En conséquence nos hypothèses vont participer à notre méthode d'investigation en y apportant quelques particularités sans changer toutefois les principes fondamentaux de l'interrogation clinique. En tentant de comprendre les difficultés de nos sujets à entrer dans les apprentissages par la mise en évidence de l'achèvement ou non de l'invariant de permanence, nous nous demandons : qu'ont-ils construit de l'objet, de l'espace, de la causalité et du temps sensori-moteurs ? qu'ont-ils reconstruit au niveau de la représentation ? Nos questions vont donc viser au repérage de l'existence ou l'inexistence des structures et d'un fonctionnement sensori-moteurs.

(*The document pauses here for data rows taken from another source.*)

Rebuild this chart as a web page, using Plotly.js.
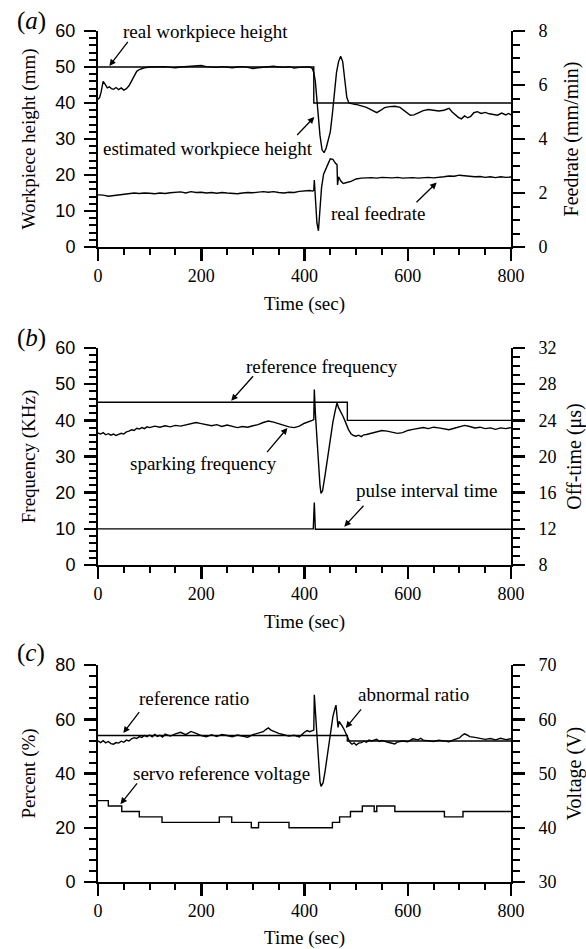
<!DOCTYPE html>
<html>
<head>
<meta charset="utf-8">
<script src="https://cdn.plot.ly/plotly-3.0.1.min.js"></script>
<style>html,body{margin:0;padding:0;background:#fff;}#chart{width:586px;height:949px;}</style>
</head>
<body>
<div id="chart"></div>
<script>
// ---------- Panel (a) ----------
const realHeightT = [0, 418, 800];
const realHeightV = [50, 40, 40];
const estHeightT = [0,3,6,10,14,18,22,26,30,35,40,45,50,55,60,65,70,75,80,85,90,100,110,120,130,140,150,160,170,180,190,200,210,220,230,240,250,260,270,280,290,300,310,320,330,340,350,360,370,380,390,400,410,415,418,421,424,427,430,434,438,442,446,450,454,458,462,466,470,474,478,482,486,490,495,500,505,510,520,530,540,548,555,565,575,585,595,605,612,620,630,640,650,660,670,680,686,692,698,704,710,716,722,728,735,742,750,758,766,774,782,790,795,800];
const estHeightV = [41,41.5,43,46,45.2,44.2,44.5,44,43.8,44.3,43.7,44.2,43.6,44,44.8,46,47.5,48.8,49.3,49.6,49.8,50,50.1,50,50.1,49.9,49.8,50,50.1,50,50.2,50.4,50.1,50,49.9,50.1,50,49.8,50,50.1,49.9,49.6,49.8,50,50.1,50.2,50,49.9,50.1,49.7,49.9,50,50,49.6,48.5,46,41,36,31,27,26.2,27.5,29.5,32,37,43,48.5,51.5,53,51.5,46,41.5,40,39.8,39.7,39.6,39.5,39.2,38.8,38,37.3,38,38.7,39,39.1,38.8,37.8,36.6,36.7,37.3,37.9,38.2,38,37.8,38,38.5,37.5,36.8,36,35.6,36.4,35.9,36.3,37.3,37.6,37.1,37.4,37,36.8,36.6,37.2,36.7,37.1,36.7];
const feedT = [0,10,20,30,40,50,60,70,80,90,100,110,120,130,140,150,160,170,180,190,200,210,220,230,240,250,260,270,280,290,300,310,320,330,340,350,360,370,380,390,400,410,416,418,419,421,424,427,430,433,437,441,445,450,455,460,463,464,466,470,475,480,485,490,495,500,510,520,530,540,550,560,570,580,590,600,610,620,630,640,650,660,670,680,690,700,710,720,730,740,750,760,770,780,790,800];
const feedV = [1.93,1.92,1.88,1.9,1.93,1.95,1.97,2.0,1.98,2.0,1.99,1.97,2.0,1.98,2.01,2.02,2.04,2.0,2.05,2.02,2.03,2.0,2.02,1.99,2.02,2.0,1.98,1.97,2.0,2.02,2.01,2.04,2.05,2.03,2.05,2.02,2.0,2.03,2.02,2.06,2.08,2.09,2.07,2.1,2.48,1.9,0.9,0.6,1.3,2.2,2.7,2.9,3.05,3.27,3.25,3.1,3.05,2.3,2.6,2.45,2.35,2.38,2.4,2.43,2.48,2.52,2.55,2.56,2.57,2.55,2.58,2.57,2.56,2.58,2.55,2.56,2.57,2.55,2.56,2.58,2.56,2.57,2.6,2.63,2.62,2.66,2.64,2.62,2.6,2.61,2.58,2.6,2.57,2.6,2.58,2.59];

// ---------- Panel (b) ----------
const refFreqT = [0, 483, 800];
const refFreqV = [45, 40, 40];
const sparkT = [0,5,10,15,20,25,30,35,40,45,50,55,60,65,70,75,80,85,90,95,100,110,120,130,140,150,160,170,180,190,200,210,220,230,240,250,260,270,280,290,300,310,320,330,340,350,360,370,380,390,400,410,415,418,419,421,424,427,430,432,435,440,445,450,455,460,463,466,470,475,480,485,490,495,500,505,510,515,520,530,540,550,560,570,580,590,600,610,620,630,640,650,660,670,680,690,700,710,720,730,740,750,760,770,780,790,800];
const sparkV = [36.5,36.2,36.6,36.0,36.3,35.9,36.2,35.8,36.1,36.4,36.2,36.8,37.0,37.4,37.2,37.8,37.6,38.0,37.7,38.2,38.0,38.4,38.1,38.5,38.2,38.6,38.4,38.8,39.0,39.4,39.1,38.9,38.5,38.8,38.3,38.7,38.4,38.0,38.3,38.1,38.5,38.8,39.4,39.8,39.5,39.0,38.7,38.2,38.0,38.4,39.2,39.6,40.0,40.2,48.5,42,35,28,22,19.8,20.5,25,30,35,39.5,43,44.8,43.5,42.5,41,39.3,37.5,36.3,35.8,35.6,35.9,35.5,36.0,36.1,36.4,36.8,37.2,37.0,36.8,36.4,36.6,37.2,37.5,37.8,38.0,37.7,38.1,37.9,37.6,37.4,37.8,38.2,38.6,38.3,37.9,38.1,37.7,37.9,37.5,37.9,37.7,38.0];
const pulseT = [0, 417, 419, 421, 800];
const pulseV = [12, 12, 14.9, 11.95, 11.95];

// ---------- Panel (c) ----------
const refRatioT = [0, 483, 800];
const refRatioV = [54, 52, 52];
const abnT = [0,5,10,15,20,25,30,35,40,45,50,55,60,65,70,75,80,85,90,95,100,105,110,115,120,125,130,140,150,160,170,180,190,200,210,220,230,240,250,260,270,280,290,300,310,320,325,330,335,340,350,360,370,380,390,400,405,410,415,418,419,421,424,427,430,432,436,440,445,450,455,459,461,463,465,467,470,473,476,480,484,488,492,496,500,505,510,515,520,525,530,540,545,550,560,570,575,580,590,600,610,620,625,630,640,650,660,670,680,690,700,705,710,715,720,730,740,750,760,770,780,790,800];
const abnV = [52.0,51.4,52.1,51.3,51.8,51.0,50.8,51.4,51.2,51.9,51.5,52.3,52.0,52.8,53.2,52.9,53.6,53.3,54.0,53.6,54.2,53.5,54.4,53.7,54.1,53.4,54.5,53.8,54.6,55.2,54.3,55.5,54.8,54.0,53.5,54.3,53.6,54.4,54.0,53.5,54.2,53.7,53.4,54.3,54.8,55.4,56.2,56.8,56.0,55.6,54.8,54.3,53.8,54.1,53.5,55.2,55.8,55.4,55.9,56.0,69.0,63,52,43,37,35.3,36.5,41,48,55,61,64,65.2,61,57,59.2,58.5,57.5,56.5,55.0,53.3,51.5,50.8,51.3,50.5,51.2,51.4,51.9,51.5,52.3,52.0,52.6,51.8,52.2,51.6,51.3,50.9,51.6,52.0,51.7,52.8,52.4,53.0,52.3,52.0,51.8,52.3,52.0,51.7,52.5,53.1,54.0,54.6,54.2,53.6,53.3,53.0,52.6,52.9,52.4,53.0,52.5,52.8];
const servoT = [0,20,46,80,124,235,259,297,311,370,454,468,489,512,535,540,575,671,707,800];
const servoV = [45,44,43,42,41,42,41,40,41,40,41,42,43,44,43,44,43,42,43,43];

// ---------- Text ----------
const panelLabels = ['(<i>a</i>)', '(<i>b</i>)', '(<i>c</i>)'];
const xTitle = 'Time (sec)';
const leftTitles = ['Workpiece height (mm)', 'Frequency (KHz)', 'Percent (%)'];
const rightTitles = ['Feedrate (mm/min)', 'Off-time (μs)', 'Voltage (V)'];

// ---------- Styling ----------
const SERIF = 'Liberation Serif, Times New Roman, serif';
const SANS = 'Liberation Sans, Arial, sans-serif';
const LINE = {color: '#000', width: 1.4};
const AX = {showline: true, linewidth: 2, linecolor: '#000', showgrid: false, zeroline: false,
  ticks: 'outside', ticklen: 12, tickwidth: 2.5, tickcolor: '#000', fixedrange: true};

function xAx(anchor) {
  return Object.assign({}, AX, {
    domain: [0, 1], anchor: anchor, range: [0, 800], tick0: 0, dtick: 200,
    minor: {ticks: 'outside', ticklen: 6, tickwidth: 2, tickcolor: '#000', dtick: 50, tick0: 0, showgrid: false},
    tickfont: {family: SERIF, size: 18, color: '#000'}, ticklabelstandoff: -1,
    title: {text: xTitle, font: {family: SERIF, size: 19, color: '#000'}, standoff: 12}
  });
}
function yLeft(domain, anchor, range, dtick, mdtick, title) {
  return Object.assign({}, AX, {
    domain: domain, anchor: anchor, range: range, dtick: dtick, tick0: range[0],
    minor: {ticks: 'outside', ticklen: 7, tickwidth: 2, tickcolor: '#000', dtick: mdtick, tick0: range[0], showgrid: false},
    tickfont: {family: SANS, size: 18, color: '#000'}, ticklabelstandoff: 5,
    title: {text: title, font: {family: SERIF, size: 19, color: '#000'}, standoff: 15}
  });
}
function yRight(overlay, anchor, range, dtick, mdtick, title) {
  return Object.assign({}, AX, {
    overlaying: overlay, side: 'right', anchor: anchor, range: range, dtick: dtick, tick0: range[0],
    minor: {ticks: 'outside', ticklen: 7, tickwidth: 2, tickcolor: '#000', dtick: mdtick, tick0: range[0], showgrid: false},
    tickfont: {family: SERIF, size: 18, color: '#000'}, ticklabelstandoff: 10,
    title: {text: title, font: {family: SERIF, size: 20, color: '#000'}, standoff: 17}
  });
}

const traces = [
  {x: realHeightT, y: realHeightV, xaxis: 'x', yaxis: 'y', mode: 'lines', line: Object.assign({shape: 'hv'}, LINE), name: 'real workpiece height'},
  {x: estHeightT, y: estHeightV, xaxis: 'x', yaxis: 'y', mode: 'lines', line: LINE, name: 'estimated workpiece height'},
  {x: feedT, y: feedV, xaxis: 'x', yaxis: 'y2', mode: 'lines', line: LINE, name: 'real feedrate'},
  {x: refFreqT, y: refFreqV, xaxis: 'x2', yaxis: 'y3', mode: 'lines', line: Object.assign({shape: 'hv'}, LINE), name: 'reference frequency'},
  {x: sparkT, y: sparkV, xaxis: 'x2', yaxis: 'y3', mode: 'lines', line: LINE, name: 'sparking frequency'},
  {x: pulseT, y: pulseV, xaxis: 'x2', yaxis: 'y4', mode: 'lines', line: LINE, name: 'pulse interval time'},
  {x: refRatioT, y: refRatioV, xaxis: 'x3', yaxis: 'y5', mode: 'lines', line: Object.assign({shape: 'hv'}, LINE), name: 'reference ratio'},
  {x: abnT, y: abnV, xaxis: 'x3', yaxis: 'y5', mode: 'lines', line: LINE, name: 'abnormal ratio'},
  {x: servoT, y: servoV, xaxis: 'x3', yaxis: 'y6', mode: 'lines', line: Object.assign({shape: 'hv'}, LINE), name: 'servo reference voltage'}
];

function label(xr, yr, x, y, text) {
  return {xref: xr, yref: yr, x: x, y: y, text: text, showarrow: false,
    font: {family: SERIF, size: 19, color: '#000'}, xanchor: 'center', yanchor: 'middle'};
}
function arrow(xr, yr, x, y, ax, ay) {
  return {xref: xr, yref: yr, axref: xr, ayref: yr, x: x, y: y, ax: ax, ay: ay, text: '',
    showarrow: true, arrowhead: 2, arrowsize: 1, arrowwidth: 1.3, arrowcolor: '#000', standoff: 0, startstandoff: 0};
}
function plabel(y, text) {
  return {xref: 'paper', yref: 'paper', x: -67/413, y: y, text: text, showarrow: false,
    font: {family: SERIF, size: 25, color: '#000'}, xanchor: 'center', yanchor: 'middle'};
}

const annotations = [
  label('x', 'y', 209, 60, 'real workpiece height'),
  arrow('x', 'y', 22, 50.3, 60, 57.4),
  label('x', 'y', 213, 27.3, 'estimated workpiece height'),
  arrow('x', 'y', 419, 36.1, 383, 30.7),
  label('x', 'y', 542, 9.2, 'real feedrate'),
  arrow('x', 'y', 656, 17.9, 614, 12),
  label('x2', 'y3', 433, 55.0, 'reference frequency'),
  arrow('x2', 'y3', 258, 45.4, 303, 52.6),
  label('x2', 'y3', 205, 28.1, 'sparking frequency'),
  arrow('x2', 'y3', 367, 37.9, 325, 30.8),
  label('x2', 'y3', 636, 20.5, 'pulse interval time'),
  arrow('x2', 'y3', 477, 10.6, 517, 16.8),
  label('x3', 'y5', 185.5, 67.5, 'reference ratio'),
  arrow('x3', 'y5', 49, 54.9, 82, 63.2),
  label('x3', 'y5', 611, 69.1, 'abnormal ratio'),
  arrow('x3', 'y5', 480, 56.8, 512, 64.2),
  label('x3', 'y5', 239, 40, 'servo reference voltage'),
  arrow('x3', 'y5', 43.5, 28.7, 78, 36.9),
  plabel((882 - 21) / 851, panelLabels[0]),
  plabel((882 - 338) / 851, panelLabels[1]),
  plabel((882 - 653) / 851, panelLabels[2])
];

const layout = {
  width: 586, height: 949,
  margin: {l: 98, r: 75, t: 31, b: 67, pad: 0},
  paper_bgcolor: '#fff', plot_bgcolor: '#fff',
  showlegend: false,
  xaxis: xAx('y'),
  yaxis: yLeft([(882 - 247) / 851, 1], 'x', [0, 60], 10, 2, leftTitles[0]),
  yaxis2: yRight('y', 'x', [0, 8], 2, 0.5, rightTitles[0]),
  xaxis2: xAx('y3'),
  yaxis3: yLeft([(882 - 565) / 851, (882 - 348) / 851], 'x2', [0, 60], 10, 2, leftTitles[1]),
  yaxis4: yRight('y3', 'x2', [8, 32], 4, 1, rightTitles[1]),
  xaxis3: xAx('y5'),
  yaxis5: yLeft([0, (882 - 665) / 851], 'x3', [0, 80], 20, 4, leftTitles[2]),
  yaxis6: yRight('y5', 'x3', [30, 70], 10, 2, rightTitles[2]),
  annotations: annotations
};

Plotly.newPlot('chart', traces, layout, {displayModeBar: false, staticPlot: true});
</script>
</body>
</html>
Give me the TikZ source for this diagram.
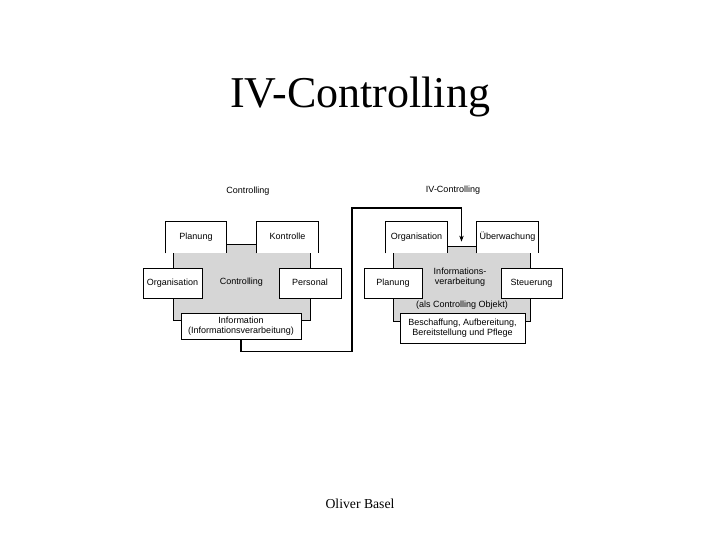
\documentclass[tikz,border=0pt]{standalone}
\usepackage{fontspec}
\setmainfont{Liberation Serif}
\setsansfont{Liberation Sans}
\usetikzlibrary{arrows.meta}
\begin{document}
\begin{tikzpicture}[x=1pt,y=-1pt,line width=.8pt,
  every node/.style={font=\sffamily\fontsize{9}{10.5}\selectfont,inner sep=0pt,align=center},
  oneline/.style={text height=6.6pt,text depth=1.9pt},
  panel/.style={fill=black!16,draw},
  box/.style={fill=white,oneline},
  fullbox/.style={fill=white,draw}]
  \path[use as bounding box] (0,0) rectangle (720,540);
  \node[font=\rmfamily\fontsize{44}{50}\selectfont] (title) at (360,97) {IV-Controlling};
  \node[font=\rmfamily\fontsize{13.7}{16}\selectfont] (author) at (360,504) {Oliver Basel};
  % left: Controlling
  \node[oneline] (capL) at (248,191) {Controlling};
  \node[panel,oneline,minimum width=137,minimum height=76] (ctrl) at (241.5,282) {Controlling};
  \node[box,minimum width=60,minimum height=31] (planL) at (196,237.5) {Planung};
  \node[box,minimum width=61,minimum height=31] (kontr) at (287.5,237.5) {Kontrolle};
  \node[fullbox,oneline,minimum width=59,minimum height=30] (orgL) at (172.5,283) {Organisation};
  \node[fullbox,oneline,minimum width=62,minimum height=30] (pers) at (310,283) {Personal};
  \node[fullbox,minimum width=120,minimum height=26] (info) at (241,326)
    {Information\\(Informationsverarbeitung)};
  % right: IV-Controlling
  \node[oneline] (capR) at (453,190) {IV-Controlling};
  \node[panel,minimum width=137,minimum height=75] (ivc) at (461.5,283.5) {};
  \node (ivtext) at (460,277) {Informations-\\verarbeitung};
  \node[oneline] (objekt) at (462,305) {(als Controlling Objekt)};
  \node[box,minimum width=61,minimum height=31] (orgR) at (416.5,237.5) {Organisation};
  \node[box,minimum width=61,minimum height=31] (ueber) at (507.5,237.5) {Überwachung};
  \node[fullbox,oneline,minimum width=58,minimum height=30] (planR) at (393,283) {Planung};
  \node[fullbox,oneline,minimum width=61,minimum height=30] (steu) at (531.5,283) {Steuerung};
  \node[fullbox,minimum width=125,minimum height=30] (besch) at (462.5,328)
    {Beschaffung, Aufbereitung,\\Bereitstellung und Pflege};
  \foreach \n in {planL,kontr,orgR,ueber}
    {\draw (\n.south west) |- (\n.north east) -- (\n.south east);}
  % connector
  \coordinate (turn) at (352,208);
  \coordinate (knick) at (ivc.north |- turn);
  \draw[line width=1.6pt] (info.south) -- ++(0,12) -| (turn) -- (knick);
  \draw[-{Stealth[length=6pt,width=4.5pt]},shorten >=4pt] (knick) -- (ivc.north);
\end{tikzpicture}
\end{document}
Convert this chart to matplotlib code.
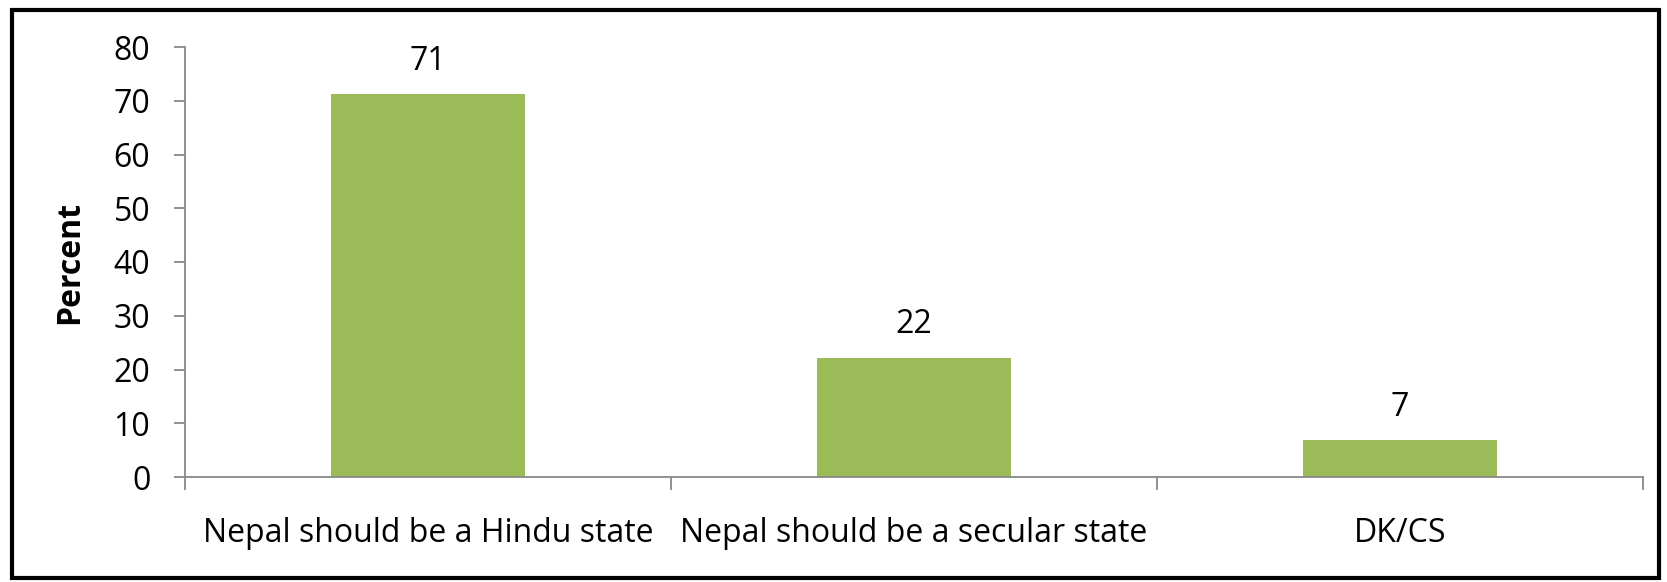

En conséquence nos interventions seront pour la plupart constituées par :

  • des questions relatives à la reconnaissance des situations ;

  • des questions relatives aux activités de recherche, d'exploration et d'expérimentation de l'enfant "comment as-tu fait ?"

  • des questions relatives à la recherche de raisonnements "comment sais-tu ?";

  • des questions favorisant la différenciation des états afin d'éviter les éventuels enlisements et créer ainsi une dynamique ;

  • des suggestions afin de décentrer l'enfant de ses propres actions ;

  • des reformulations afin de mesurer la solidité des arguments.

En revanche nous avons apporté une restriction en n'utilisant pas de contre-suggestion. Ceci, pour la simple et bonne raison que nos sujets qui présentent un fort niveau d'égocentrisme, refusent systématiquement le point de vue d'un autre enfant.

En résumé, au cours de l'expérimentation nous avons été au plus près des enfants afin de favoriser un échange auquel ils n'étaient pas habitués. Nous les avons interrogés de façon très serrée afin qu'ils se rendent aux confins de leurs compétences au niveau de la conduite et du raisonnement.

Notes
90.

"De la genèse de l'organisation cognitive à la modélisation de l'activité de remédiation opératoire", Thèse de doctorat. 1991. Bellano. p.47.

91.

"Le représentation du monde chez l'enfant" J. PIAGET. PUF. p.10.

92.

" De la genèse de l'organisation cognitive à la modélisation de l'activité de remédiation opératoire", Thèse de doctorat. 1991. Bellano. p.48.